余儀ない外出予定

 新型コロナウイルスの感染者数において神奈川県は、東京都、大阪府に続いて常に第三番目の高位にある。二度ほどは東京都を凌いで、第一位を占めていた。もちろん、誇れるランキングではなく、日々戦々恐々を強いられている。だから、政府や行政の呼びかけ、すなわち「ステイホーム」に呼応し、できるだけ外出行動は控えめにしている。それでも、食料の買い出しだけは避けられない。それゆえに買い物行動の間隔をあけて、私はできるだけ外出回数の削減に努めている。いつどこで感染するかわからないための、自主、自衛の心構えの実践である。とりわけ私は、感染しやすい年齢層として世間に迷惑をかける、八十一歳の高齢者である。そのため、意識して軽はずみな行動は、みずから厳しく慎まなければならないと、肝に銘じているところである。

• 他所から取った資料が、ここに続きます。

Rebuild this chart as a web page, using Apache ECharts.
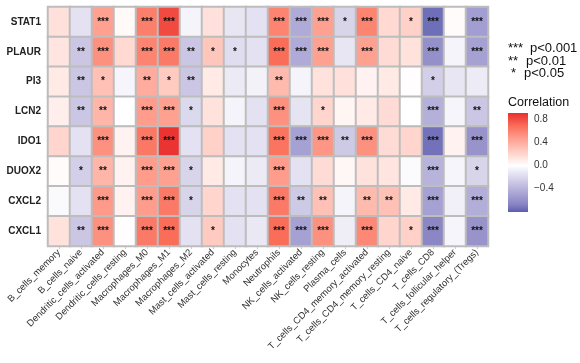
<!DOCTYPE html>
<html>
<head>
<meta charset="utf-8">
<script src="https://cdn.jsdelivr.net/npm/echarts@6/dist/echarts.min.js"></script>
<style>
  html, body { margin: 0; padding: 0; background: #fff; }
  #main { width: 580px; height: 363px; }
</style>
</head>
<body>
<div id="main"></div>
<script>
var genes = ['STAT1', 'PLAUR', 'PI3', 'LCN2', 'IDO1', 'DUOX2', 'CXCL2', 'CXCL1'];
var cells = ['B_cells_memory', 'B_cells_naive', 'Dendritic_cells_activated', 'Dendritic_cells_resting',
    'Macrophages_M0', 'Macrophages_M1', 'Macrophages_M2', 'Mast_cells_activated', 'Mast_cells_resting',
    'Monocytes', 'Neutrophils', 'NK_cells_activated', 'NK_cells_resting', 'Plasma_cells',
    'T_cells_CD4_memory_activated', 'T_cells_CD4_memory_resting', 'T_cells_CD4_naive', 'T_cells_CD8',
    'T_cells_follicular_helper', 'T_cells_regulatory_(Tregs)'];

// correlation, one row per gene (same order as genes)
var corrValues = [
    [0.15, -0.15, 0.45, 0.03, 0.60, 0.80, -0.06, 0.15, -0.13, -0.15, 0.58, -0.45, 0.45, -0.22, 0.58, 0.18, 0.22, -0.80, 0.02, -0.52],
    [0.13, -0.30, 0.52, 0.18, 0.58, 0.62, -0.30, 0.27, -0.18, -0.15, 0.68, -0.45, 0.45, -0.13, 0.45, 0.17, 0.14, -0.60, -0.06, -0.50],
    [0.10, -0.30, 0.30, -0.05, 0.40, 0.25, -0.30, 0.10, -0.11, -0.07, 0.33, -0.06, 0.14, 0.15, 0.06, 0.10, 0.01, -0.25, -0.13, -0.10],
    [0.08, -0.30, 0.35, 0.00, 0.47, 0.45, -0.20, 0.14, -0.06, -0.15, 0.52, -0.14, 0.20, 0.05, 0.10, 0.17, 0.00, -0.42, -0.05, -0.30],
    [0.20, -0.15, 0.52, 0.06, 0.63, 0.88, -0.15, 0.22, -0.15, -0.15, 0.65, -0.50, 0.50, -0.28, 0.52, 0.17, 0.20, -0.78, 0.06, -0.58],
    [0.02, -0.25, 0.35, 0.06, 0.47, 0.45, -0.22, 0.10, -0.06, -0.11, 0.47, -0.15, 0.17, 0.04, 0.14, 0.13, -0.02, -0.40, -0.05, -0.22],
    [-0.03, -0.15, 0.48, 0.06, 0.47, 0.62, -0.22, 0.20, -0.15, -0.15, 0.62, -0.28, 0.30, -0.06, 0.33, 0.30, 0.10, -0.50, -0.08, -0.43],
    [0.14, -0.30, 0.52, 0.01, 0.62, 0.68, -0.15, 0.25, -0.15, -0.12, 0.68, -0.50, 0.52, -0.09, 0.56, 0.20, 0.22, -0.65, -0.05, -0.58]
];

// significance marks, same layout
var sigStars = [
    ['', '', '***', '', '***', '***', '', '', '', '', '***', '***', '***', '*', '***', '', '*', '***', '', '***'],
    ['', '**', '***', '', '***', '***', '**', '*', '*', '', '***', '***', '***', '', '***', '', '', '***', '', '***'],
    ['', '**', '*', '', '**', '*', '**', '', '', '', '**', '', '', '', '', '', '', '*', '', ''],
    ['', '**', '**', '', '***', '***', '*', '', '', '', '***', '', '*', '', '', '', '', '***', '', '**'],
    ['', '', '***', '', '***', '***', '', '', '', '', '***', '***', '***', '**', '***', '', '', '***', '', '***'],
    ['', '*', '**', '', '***', '***', '*', '', '', '', '***', '', '', '', '', '', '', '***', '', '*'],
    ['', '', '***', '', '***', '***', '*', '', '', '', '***', '**', '**', '', '**', '**', '', '***', '', '***'],
    ['', '**', '***', '', '***', '***', '', '*', '', '', '***', '***', '***', '', '***', '', '*', '***', '', '***']
];

var sigLegend = [['***', 'p<0.001'], ['**', 'p<0.01'], ['*', 'p<0.05']];
var barTicks = [0.8, 0.4, 0.0, -0.4];
var barMin = -0.8, barMax = 0.9;

// blue - white - red ramp (steps approximate a Lab blend), spread evenly over -0.9..0.9
var colorLimit = 0.9;
var rampColors = ['#5C5DAF', '#8783c3', '#afaad7', '#d7d4eb', '#ffffff', '#ffd0c7', '#ffa191', '#fa6e5a', '#EA2E2D'];

var heatData = [];
for (var r = 0; r < genes.length; r++) {
    for (var c = 0; c < cells.length; c++) {
        heatData.push([c, r, corrValues[r][c], sigStars[r][c]]);
    }
}

// gradient for the colour bar (top = barMax, bottom = barMin)
var barStops = [];
rampColors.forEach(function (col, i) {
    var v = -colorLimit + i * 2 * colorLimit / (rampColors.length - 1);
    var off = (barMax - v) / (barMax - barMin);
    barStops.push({ offset: Math.max(0, Math.min(1, off)), color: col });
});
barStops.reverse();

var font = 'Liberation Sans, Arial, sans-serif';
var starX = [508, 508, 511], pX = [530, 526, 524];
var legendGraphics = [];
sigLegend.forEach(function (s, i) {
    legendGraphics.push({
        type: 'text', left: starX[i], top: 42 + i * 12.5,
        style: { text: s[0], font: '13px ' + font, fill: '#111' }
    });
    legendGraphics.push({
        type: 'text', left: pX[i], top: 42 + i * 12.5,
        style: { text: s[1], font: '13px ' + font, fill: '#111' }
    });
});
legendGraphics.push({
    type: 'text', left: 508, top: 96,
    style: { text: 'Correlation', font: '12.5px ' + font, fill: '#111' }
});

var chart = echarts.init(document.getElementById('main'));
var option = {
    backgroundColor: '#fff',
    textStyle: { fontFamily: font },
    animation: false,
    grid: [
        { left: 48, top: 7, width: 440, height: 239, show: true, borderColor: '#bdbdbd', borderWidth: 1 },
        { left: 508, top: 113, width: 20, height: 99 }
    ],
    xAxis: [
        {
            type: 'category', gridIndex: 0, data: cells,
            axisLine: { show: false },
            axisTick: { show: true, alignWithLabel: true, length: 3, lineStyle: { color: '#ccc' } },
            axisLabel: { interval: 0, rotate: 45, fontSize: 9.5, color: '#333', margin: 5 }
        },
        { type: 'category', gridIndex: 1, data: [''], show: false }
    ],
    yAxis: [
        {
            type: 'category', gridIndex: 0, data: genes, inverse: true,
            axisLine: { show: false },
            axisTick: { show: false },
            axisLabel: { fontSize: 10, fontWeight: 'bold', color: '#222', margin: 7 }
        },
        {
            type: 'value', gridIndex: 1, position: 'right', min: barMin, max: barMax, interval: 0.4,
            splitLine: { show: false },
            axisLine: { show: false },
            axisTick: { show: true, inside: true, length: 4, lineStyle: { color: '#fff' } },
            axisLabel: {
                fontSize: 10, color: '#333', margin: 6,
                formatter: function (v) {
                    if (barTicks.indexOf(Math.round(v * 10) / 10) < 0) return '';
                    return v.toFixed(1).replace('-', '\u2212');
                }
            }
        }
    ],
    visualMap: {
        show: false, type: 'continuous', seriesIndex: 0, dimension: 2,
        min: -colorLimit, max: colorLimit,
        inRange: { color: rampColors }
    },
    series: [
        {
            type: 'heatmap', xAxisIndex: 0, yAxisIndex: 0, data: heatData,
            itemStyle: { borderColor: '#bdbdbd', borderWidth: 2 },
            label: {
                show: true, fontSize: 10, fontWeight: 'bold', color: '#111',
                formatter: function (p) { return p.data[3]; }
            },
            emphasis: { disabled: true }
        },
        {
            type: 'custom', xAxisIndex: 1, yAxisIndex: 1, data: [[0, barMin, barMax]],
            renderItem: function (params, api) {
                var cs = params.coordSys;
                return {
                    type: 'rect',
                    shape: { x: cs.x, y: cs.y, width: cs.width, height: cs.height },
                    style: { fill: { type: 'linear', x: 0, y: 0, x2: 0, y2: 1, colorStops: barStops } }
                };
            },
            z: 1
        }
    ],
    graphic: legendGraphics
};
chart.setOption(option);
</script>
</body>
</html>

 妻もまた、三歳下の高齢者である。妻の場合は特に、入院生活を終えて現在は、これこそ本物の自宅療養者、実際のところは自宅でのリハビリ患者である。おのずからコロナ蔓延中の俗塵にまみれることは、心して避けなければならない身体事情にある。ところが、入院や自宅療養中でもあって、妻は髪カットに行けずじまいになっていた。そのためきょう(二月二十一日・月曜日)、妻の外出控えの禁を破り、二人には髪カット行動を実践する予定がある。すでに、妻の馴染みの美容院にあって、担当者指名で予約済みである。行き先は、わが家の買い物の街・大船(鎌倉市)である。普段は往復江ノ電バス(本社・藤沢市)の利用だけれど、タクシー利用を決め込んでいる。私の場合は、引率と言えば聞こえがいいけれど、余儀ない介助者である。先日、髪染めの手伝いは実行済みである。少しずつ、介助の楽しみがわかりつつある、わが今現在の心境である。
 幸いなるかな! 朝日は、時間を追って暖かくなりそうな春の陽ざしの気配にある。老夫婦の外出行動には、ありがたい天恵である。